┌────────
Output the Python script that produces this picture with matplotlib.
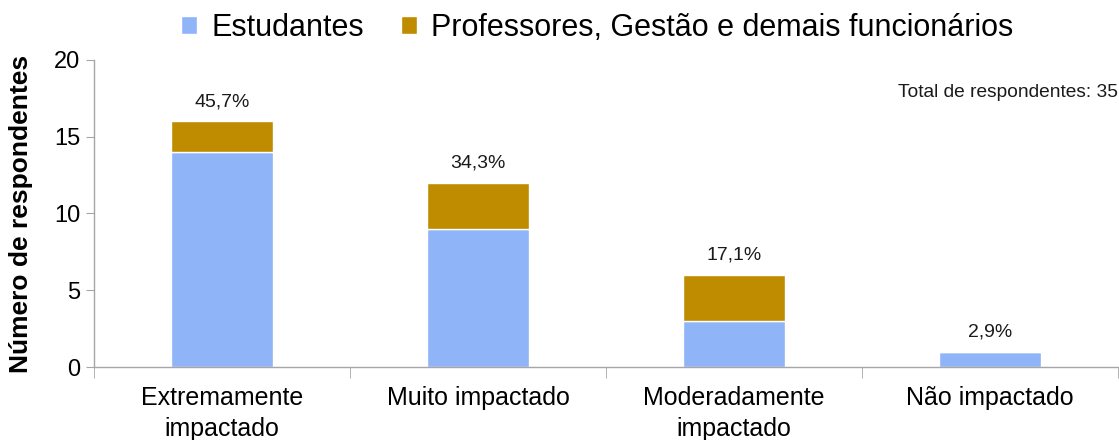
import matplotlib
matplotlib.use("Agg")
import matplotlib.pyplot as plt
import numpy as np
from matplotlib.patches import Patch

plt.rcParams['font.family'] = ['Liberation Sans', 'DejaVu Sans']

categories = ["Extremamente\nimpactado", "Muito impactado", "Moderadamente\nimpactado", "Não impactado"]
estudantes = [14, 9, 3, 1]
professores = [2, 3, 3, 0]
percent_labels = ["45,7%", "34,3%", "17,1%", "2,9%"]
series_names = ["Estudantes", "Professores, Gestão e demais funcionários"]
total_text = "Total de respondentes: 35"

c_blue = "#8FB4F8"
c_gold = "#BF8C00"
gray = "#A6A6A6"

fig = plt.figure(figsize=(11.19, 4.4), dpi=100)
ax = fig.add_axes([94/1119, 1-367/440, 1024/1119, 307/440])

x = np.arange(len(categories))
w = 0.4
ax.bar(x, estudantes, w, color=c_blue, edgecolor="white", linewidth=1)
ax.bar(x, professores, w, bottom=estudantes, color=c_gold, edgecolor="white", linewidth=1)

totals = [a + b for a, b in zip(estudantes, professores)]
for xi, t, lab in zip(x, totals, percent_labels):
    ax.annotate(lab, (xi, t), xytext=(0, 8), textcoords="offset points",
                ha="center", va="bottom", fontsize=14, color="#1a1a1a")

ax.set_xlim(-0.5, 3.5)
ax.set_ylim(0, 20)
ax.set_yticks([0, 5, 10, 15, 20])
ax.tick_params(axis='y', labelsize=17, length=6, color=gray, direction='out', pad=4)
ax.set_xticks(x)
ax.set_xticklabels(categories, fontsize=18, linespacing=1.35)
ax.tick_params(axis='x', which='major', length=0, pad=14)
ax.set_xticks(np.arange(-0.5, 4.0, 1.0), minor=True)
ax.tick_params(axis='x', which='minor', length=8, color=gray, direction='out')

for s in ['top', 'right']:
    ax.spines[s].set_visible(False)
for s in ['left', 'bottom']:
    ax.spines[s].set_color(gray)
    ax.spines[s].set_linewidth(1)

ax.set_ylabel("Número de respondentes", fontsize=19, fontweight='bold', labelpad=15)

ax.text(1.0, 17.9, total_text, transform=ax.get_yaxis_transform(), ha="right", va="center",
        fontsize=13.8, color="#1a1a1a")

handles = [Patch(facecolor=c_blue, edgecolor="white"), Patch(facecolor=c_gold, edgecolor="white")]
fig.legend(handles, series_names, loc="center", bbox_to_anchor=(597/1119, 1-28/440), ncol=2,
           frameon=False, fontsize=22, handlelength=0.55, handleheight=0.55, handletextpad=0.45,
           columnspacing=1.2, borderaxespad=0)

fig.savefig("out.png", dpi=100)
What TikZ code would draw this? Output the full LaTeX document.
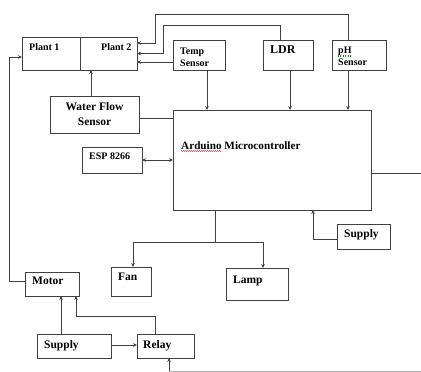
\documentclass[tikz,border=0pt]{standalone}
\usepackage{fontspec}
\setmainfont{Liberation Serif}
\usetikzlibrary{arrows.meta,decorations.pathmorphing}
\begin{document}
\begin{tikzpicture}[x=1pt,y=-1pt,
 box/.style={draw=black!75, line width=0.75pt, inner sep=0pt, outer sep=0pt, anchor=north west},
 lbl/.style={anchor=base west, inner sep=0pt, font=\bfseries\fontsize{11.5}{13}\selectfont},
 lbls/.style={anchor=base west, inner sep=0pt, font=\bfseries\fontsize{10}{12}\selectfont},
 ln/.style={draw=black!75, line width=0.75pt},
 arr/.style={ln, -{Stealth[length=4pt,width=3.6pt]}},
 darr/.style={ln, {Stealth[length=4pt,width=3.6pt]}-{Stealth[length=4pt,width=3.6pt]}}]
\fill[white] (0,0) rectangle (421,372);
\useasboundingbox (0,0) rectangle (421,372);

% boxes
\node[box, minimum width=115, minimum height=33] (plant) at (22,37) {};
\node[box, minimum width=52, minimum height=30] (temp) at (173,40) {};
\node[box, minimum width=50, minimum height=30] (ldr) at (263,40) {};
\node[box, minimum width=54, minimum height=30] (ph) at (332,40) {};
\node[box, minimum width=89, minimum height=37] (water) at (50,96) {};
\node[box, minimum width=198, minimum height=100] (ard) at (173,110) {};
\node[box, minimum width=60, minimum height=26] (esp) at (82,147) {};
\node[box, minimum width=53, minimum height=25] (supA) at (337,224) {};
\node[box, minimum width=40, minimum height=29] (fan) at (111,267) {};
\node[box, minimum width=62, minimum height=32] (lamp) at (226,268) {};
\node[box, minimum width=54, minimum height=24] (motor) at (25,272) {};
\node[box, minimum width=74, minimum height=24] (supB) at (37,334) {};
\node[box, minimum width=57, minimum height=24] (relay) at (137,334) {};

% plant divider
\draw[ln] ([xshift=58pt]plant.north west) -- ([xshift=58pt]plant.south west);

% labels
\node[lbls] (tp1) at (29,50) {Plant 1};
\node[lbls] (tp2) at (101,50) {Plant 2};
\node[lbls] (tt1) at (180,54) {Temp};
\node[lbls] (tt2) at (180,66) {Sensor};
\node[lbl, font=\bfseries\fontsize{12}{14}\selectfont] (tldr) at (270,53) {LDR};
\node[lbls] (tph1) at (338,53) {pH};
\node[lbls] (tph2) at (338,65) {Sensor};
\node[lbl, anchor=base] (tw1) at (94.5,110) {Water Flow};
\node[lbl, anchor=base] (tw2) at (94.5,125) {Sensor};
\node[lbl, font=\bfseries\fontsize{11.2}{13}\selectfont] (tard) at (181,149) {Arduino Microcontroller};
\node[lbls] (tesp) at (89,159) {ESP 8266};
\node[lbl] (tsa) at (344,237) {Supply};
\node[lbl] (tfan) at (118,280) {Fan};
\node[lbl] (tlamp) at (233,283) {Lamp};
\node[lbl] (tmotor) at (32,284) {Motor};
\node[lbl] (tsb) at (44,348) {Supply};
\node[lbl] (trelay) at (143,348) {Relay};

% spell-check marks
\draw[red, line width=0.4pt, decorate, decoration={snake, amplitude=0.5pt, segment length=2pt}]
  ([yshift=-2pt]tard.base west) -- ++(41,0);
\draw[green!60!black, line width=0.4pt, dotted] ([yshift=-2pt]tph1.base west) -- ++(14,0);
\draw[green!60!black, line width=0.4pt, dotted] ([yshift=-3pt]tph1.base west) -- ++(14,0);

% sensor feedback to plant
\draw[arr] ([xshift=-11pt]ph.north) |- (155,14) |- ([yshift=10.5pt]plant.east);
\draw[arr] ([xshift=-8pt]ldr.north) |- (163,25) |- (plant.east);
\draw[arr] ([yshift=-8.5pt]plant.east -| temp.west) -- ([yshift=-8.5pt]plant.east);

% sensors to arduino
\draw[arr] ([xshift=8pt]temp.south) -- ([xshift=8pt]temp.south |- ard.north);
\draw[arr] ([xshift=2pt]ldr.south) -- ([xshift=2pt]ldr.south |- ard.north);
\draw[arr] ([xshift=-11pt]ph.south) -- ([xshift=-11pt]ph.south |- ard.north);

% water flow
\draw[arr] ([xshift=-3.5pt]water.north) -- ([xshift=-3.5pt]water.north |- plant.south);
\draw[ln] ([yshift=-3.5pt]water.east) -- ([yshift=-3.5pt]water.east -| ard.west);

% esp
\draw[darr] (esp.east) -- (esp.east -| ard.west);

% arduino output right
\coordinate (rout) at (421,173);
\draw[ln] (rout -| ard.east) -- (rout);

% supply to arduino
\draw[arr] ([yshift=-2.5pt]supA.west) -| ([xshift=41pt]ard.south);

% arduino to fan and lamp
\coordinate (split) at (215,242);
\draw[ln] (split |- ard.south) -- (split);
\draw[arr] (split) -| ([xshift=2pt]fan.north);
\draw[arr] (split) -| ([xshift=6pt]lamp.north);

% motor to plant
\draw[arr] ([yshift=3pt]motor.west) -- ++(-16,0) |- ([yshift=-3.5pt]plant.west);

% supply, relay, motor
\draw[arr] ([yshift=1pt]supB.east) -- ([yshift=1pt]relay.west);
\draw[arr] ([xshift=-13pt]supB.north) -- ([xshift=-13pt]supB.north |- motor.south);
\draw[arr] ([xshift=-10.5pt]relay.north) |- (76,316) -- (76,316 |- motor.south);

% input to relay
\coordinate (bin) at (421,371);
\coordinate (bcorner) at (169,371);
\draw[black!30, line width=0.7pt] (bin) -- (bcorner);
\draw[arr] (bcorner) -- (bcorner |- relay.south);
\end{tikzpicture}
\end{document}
└────────
» TASK INSTRUCTIONS
Print exactly the first line of the entries and every line after it through the one that contains "plt.rcParams['font.family'] = ['Liberation", leaving the pictures out.

» EXERCISE ANSWER
Output the Python script that produces this picture with matplotlib.
import matplotlib
matplotlib.use("Agg")
import matplotlib.pyplot as plt
import numpy as np
from matplotlib.patches import Patch

plt.rcParams['font.family'] = ['Liberation Sans', 'DejaVu Sans']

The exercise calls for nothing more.